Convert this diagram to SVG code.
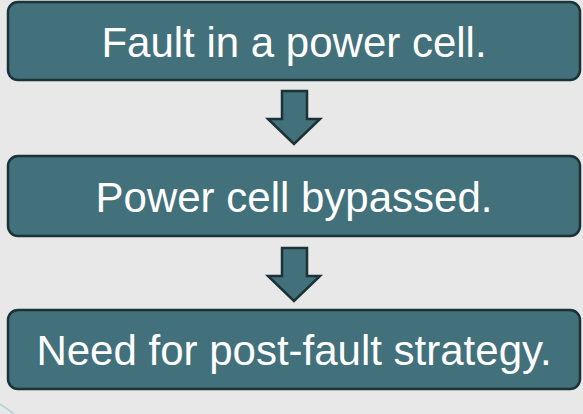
<svg xmlns="http://www.w3.org/2000/svg" width="583" height="414" viewBox="0 0 583 414">
<style>
.box{fill:#42717c;stroke:#1b3236;stroke-width:2.5}
.lbl{font-family:"Liberation Sans",Arial,sans-serif;font-size:42px;fill:#ffffff;text-anchor:middle}
.arr{fill:#42717c;stroke:#1b3236;stroke-width:2.5;stroke-linejoin:miter}
</style>
<rect x="0" y="0" width="583" height="414" fill="#e8e8e8"/>
<path d="M0,404 Q8,409 14,414" fill="none" stroke="#bcd6dc" stroke-width="2"/>
<g id="node1"><rect class="box" x="8" y="2" width="572" height="78" rx="10"/><text class="lbl" x="294" y="57">Fault in a power cell.</text></g>
<g id="node2"><rect class="box" x="8" y="156" width="572" height="80" rx="10"/><text class="lbl" x="294" y="212">Power cell bypassed.</text></g>
<g id="node3"><rect class="box" x="8" y="310" width="572" height="79" rx="10"/><text class="lbl" x="294" y="365">Need for post-fault strategy.</text></g>
<g id="connectors">
<path class="arr" d="M282,91 H307 V119 H320 L294,144 L268,119 H282 Z"/>
<path class="arr" d="M282,248 H307 V276 H320 L294,301 L268,276 H282 Z"/>
</g>
</svg>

○ ○ ○ ○

▸ Your goal:
Make an exact reproduction of the listing above, without any pictures.

▸ Worked solution:
Convert this diagram to SVG code.
<svg xmlns="http://www.w3.org/2000/svg" width="583" height="414" viewBox="0 0 583 414">
<style>
.box{fill:#42717c;stroke:#1b3236;stroke-width:2.5}
.lbl{font-family:"Liberation Sans",Arial,sans-serif;font-size:42px;fill:#ffffff;text-anchor:middle}
.arr{fill:#42717c;stroke:#1b3236;stroke-width:2.5;stroke-linejoin:miter}
</style>
<rect x="0" y="0" width="583" height="414" fill="#e8e8e8"/>
<path d="M0,404 Q8,409 14,414" fill="none" stroke="#bcd6dc" stroke-width="2"/>
<g id="node1"><rect class="box" x="8" y="2" width="572" height="78" rx="10"/><text class="lbl" x="294" y="57">Fault in a power cell.</text></g>
<g id="node2"><rect class="box" x="8" y="156" width="572" height="80" rx="10"/><text class="lbl" x="294" y="212">Power cell bypassed.</text></g>
<g id="node3"><rect class="box" x="8" y="310" width="572" height="79" rx="10"/><text class="lbl" x="294" y="365">Need for post-fault strategy.</text></g>
<g id="connectors">
<path class="arr" d="M282,91 H307 V119 H320 L294,144 L268,119 H282 Z"/>
<path class="arr" d="M282,248 H307 V276 H320 L294,301 L268,276 H282 Z"/>
</g>
</svg>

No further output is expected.